The MIPT and Vladimir State researchers have conducted previous studies on the nonlinear interaction between SPP modes propagating along graphene waveguides integrated with quantum emitters, such as quantum dots and nanowires. However, in the recent study, “we dig the subject profoundly and in more detail with a strong focus on the light-QD [quantum dot]-SPP interaction,” Valentyn S. Volkov, director of the Center for Photonics and 2D Materials at MIPT and head of the Laboratory of Nanooptics and Plasmonics, says in an email.
The researchers used ellipsoid-shaped quantum dots made from indium antimonide (InSb) that were 40 nm in diameter. In their simulations, they arranged the quantum dots on top of a 2-nm silica buﬀer layer, which serves as a thin separator between the dots and the graphene surface.
In an email, Alexei Prokhorov, senior researcher at the MIPT Center for Photonics and 2D Materials and associate professor at Vladimir State University, explains why they included a buffer layer.
“Besides exciting surface waves, some of the QD energy is spent on trivial heat losses due to phonon mode excitation in the system. If the distance [between the quantum dots and surface] is too small—and certainly if the QD is in contact with the surface—the effect of dissipation becomes dominant,” Prokhorov says. Thus, to improve coupling between the quantum dots and the 2D surface, they must be separated by a small distance.

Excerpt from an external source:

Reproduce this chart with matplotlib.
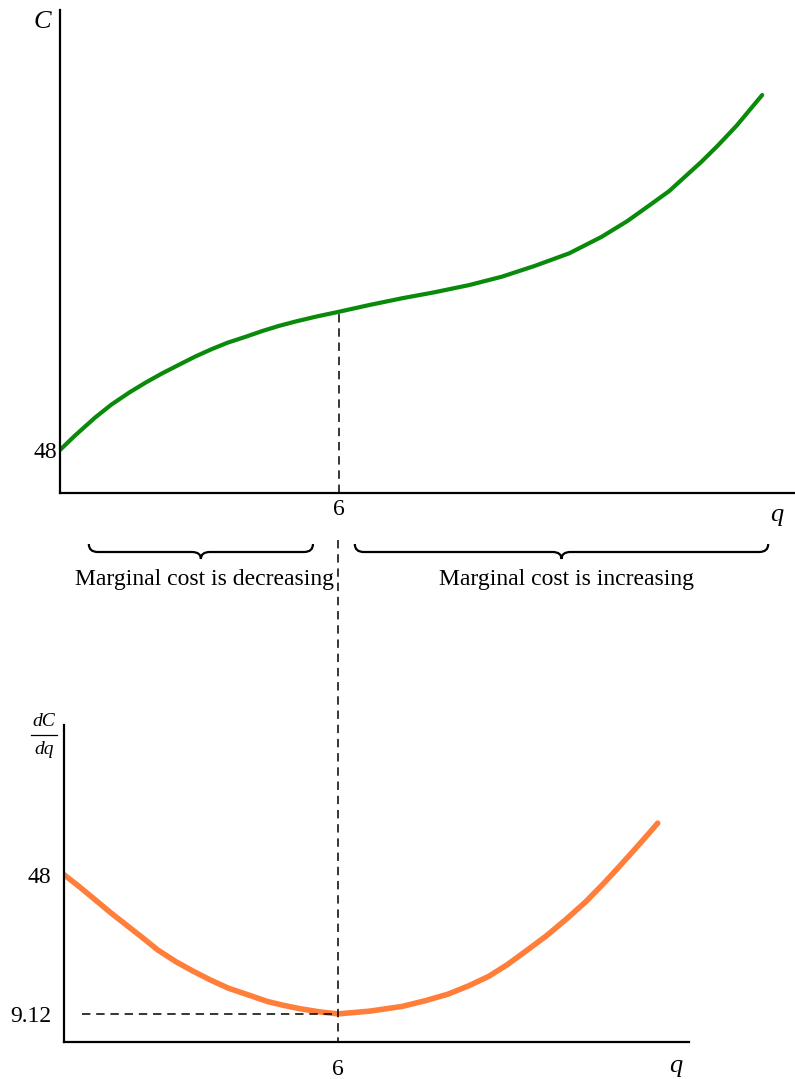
import matplotlib
matplotlib.use("Agg")
import matplotlib.pyplot as plt
from matplotlib.path import Path
from matplotlib.patches import PathPatch
from matplotlib.lines import Line2D
from matplotlib.transforms import blended_transform_factory

plt.rcParams['font.family'] = ['Liberation Serif', 'DejaVu Serif']

# Total cost C(q)
q_cost = [0, 0.32, 0.75, 1.1, 1.5, 1.85, 2.2, 2.55, 2.9, 3.25, 3.6, 4.0, 4.35, 4.7,
          5.05, 5.5, 6, 6.65, 7.35, 8.05, 8.8, 9.5, 10.2, 10.95, 11.65, 12.2, 12.7,
          13.1, 13.45, 13.8, 14.15, 14.55, 15.1]
cost = [48, 64.0, 84.0, 98.5, 112.5, 123.5, 133.6, 142.9, 152.1, 160.3, 167.7, 174.5,
        180.8, 186.4, 191.2, 196.8, 202.3, 209.8, 217.3, 224.0, 232.1, 241.4, 253.3,
        267.5, 286.0, 303.5, 322.0, 337.0, 353.5, 370.0, 388.0, 410.0, 444.2]

# Marginal cost dC/dq
q_mc = [0, 0.35, 0.7, 1.03, 1.4, 1.72, 2.05, 2.45, 2.85, 3.22, 3.6, 4.04, 4.45, 4.81,
        5.15, 5.59, 6, 6.7, 7.4, 7.91, 8.4, 8.85, 9.3, 9.71, 10.15, 10.57, 11.0, 11.43,
        11.85, 12.16, 12.45, 12.77, 13.0]
mc = [48, 44.5, 40.8, 37.3, 33.6, 30.4, 27.0, 23.7, 20.9, 18.5, 16.3, 14.4, 12.6, 11.5,
      10.6, 9.7, 9.12, 9.9, 11.2, 12.8, 14.6, 16.9, 19.6, 22.9, 27.0, 31.0, 35.6, 40.5,
      46.0, 50.3, 54.4, 59.0, 62.4]

q_star = 6
cost_at_q_star = 202.3
mc_min = 9.12
cost_tick = 48
mc_tick = 48

FS = 17
W, H = 795, 1079
fig = plt.figure(figsize=(W / 100, H / 100), dpi=100)


def box(left, top, right, bottom):
    return [left / W, 1 - bottom / H, (right - left) / W, (bottom - top) / H]


ax_top = fig.add_axes(box(60, 10, 795, 493))
ax_bot = fig.add_axes(box(64, 725, 689, 1042))
ann = fig.add_axes([0, 0, 1, 1])
ann.set_xlim(0, W)
ann.set_ylim(H, 0)
ann.axis('off')

for ax in (ax_top, ax_bot):
    for s in ('top', 'right'):
        ax.spines[s].set_visible(False)
    for s in ('left', 'bottom'):
        ax.spines[s].set_linewidth(1.6)
        ax.spines[s].set_color('black')
    ax.tick_params(length=0, labelsize=FS)
    ax.patch.set_alpha(0)

dash = (0, (5.5, 3.8))

# --- total cost panel ---
ax_top.plot(q_cost, cost, color='#0a8a0a', lw=3.0, solid_capstyle='round',
            solid_joinstyle='round')
ax_top.set_xlim(0, 15.806)
ax_top.set_ylim(0, 539.1)
ax_top.set_xticks([q_star])
ax_top.set_xticklabels(['6'])
ax_top.set_yticks([cost_tick])
ax_top.set_yticklabels(['48'])
ax_top.tick_params(axis='x', pad=4)
ax_top.tick_params(axis='y', pad=2)
ax_top.vlines(q_star, 0, cost_at_q_star, colors='black', lw=1.1, linestyles=[dash], clip_on=False)

# --- marginal cost panel ---
ax_bot.plot(q_mc, mc, color='#ff7f3a', lw=4.0, solid_capstyle='round',
            solid_joinstyle='round')
ax_bot.set_xlim(0, 13.685)
ax_bot.set_ylim(1.27, 89.8)
ax_bot.set_xticks([q_star])
ax_bot.set_xticklabels(['6'])
ax_bot.set_yticks([mc_min, mc_tick])
ax_bot.set_yticklabels(['9.12', '48'])
ax_bot.tick_params(axis='x', pad=12)
ax_bot.tick_params(axis='y', pad=9)
ax_bot.hlines(mc_min, 0.39, q_star, colors='black', lw=1.1, linestyles=[dash])

# dashed guide running from below the upper axis down to the lower axis
guide_tr = blended_transform_factory(ax_bot.transData, ann.transData)
ann.add_line(Line2D([q_star, q_star], [540, 1042], transform=guide_tr,
                    color='black', lw=1.1, linestyle=dash))

# axis titles
ann.text(42, 22, 'C', fontsize=19, fontstyle='italic', ha='center', va='center')
ann.text(777, 521, 'q', fontsize=19, fontstyle='italic', ha='center', va='baseline')
ann.text(676, 1072, 'q', fontsize=19, fontstyle='italic', ha='center', va='baseline')
ann.text(44, 721, 'dC', fontsize=14, fontstyle='italic', ha='center', va='center')
ann.add_line(Line2D([31, 57], [735, 735], color='black', lw=0.9))
ann.text(44, 749, 'dq', fontsize=14, fontstyle='italic', ha='center', va='center')


def to_px(q):
    disp = ax_top.transData.transform((q, 0))
    return ann.transData.inverted().transform(disp)[0]


def brace(q0, q1, y_end=544, y_flat=552, y_tip=559, r=9):
    x0, x1 = to_px(q0), to_px(q1)
    xm = (x0 + x1) / 2
    verts = [(x0, y_end), (x0, y_flat), (x0 + r, y_flat),
             (xm - r, y_flat),
             (xm, y_flat), (xm, y_tip),
             (xm, y_flat), (xm + r, y_flat),
             (x1 - r, y_flat),
             (x1, y_flat), (x1, y_end)]
    codes = [Path.MOVETO, Path.CURVE3, Path.CURVE3,
             Path.LINETO,
             Path.CURVE3, Path.CURVE3,
             Path.CURVE3, Path.CURVE3,
             Path.LINETO,
             Path.CURVE3, Path.CURVE3]
    ann.add_patch(PathPatch(Path(verts, codes), fill=False, lw=1.6, edgecolor='black'))
    return xm


xm_dec = brace(0.62, 5.44)
xm_inc = brace(6.34, 15.23)
ann.text(xm_dec + 4, 580, 'Marginal cost is decreasing', fontsize=FS, ha='center', va='center')
ann.text(xm_inc + 5, 580, 'Marginal cost is increasing', fontsize=FS, ha='center', va='center')

fig.savefig('out.png', dpi=100)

Using the simulations, the researchers determined an optimal arrangement for the quantum dots and graphene to achieve a strong coupling, which allowed a hybrid interaction to take place among the quantum dots, incident light, and SPPs.
“[The] quantum dot positioned above graphene interacts both with incident light and with the surface electromagnetic wave, but the frequencies of these two interactions are different. The dot interacts with light at a wavelength of 1.55 micrometers and with the surface plasmon-polariton at 3.5 micrometers,” Prokhorov says in the press release.
The researchers calculated the conversion efficiency of their setup to be as high as 90%–95%. When all potential negative factors that might affect this efficiency were accounted for, such as decreased chemical potential of graphene, the conversion efficiency remained above 50%—still several times higher than any other competing system.
Volkov says they are now working on the experimental realization of this system.
The paper, published in Laser & Photonics Reviews, is “Hybrid schemes for excitation of collective resonances with surface plasmon polaritons in arrays of quantum dots in the proximity of graphene” (DOI: 10.1002/lpor.202000237).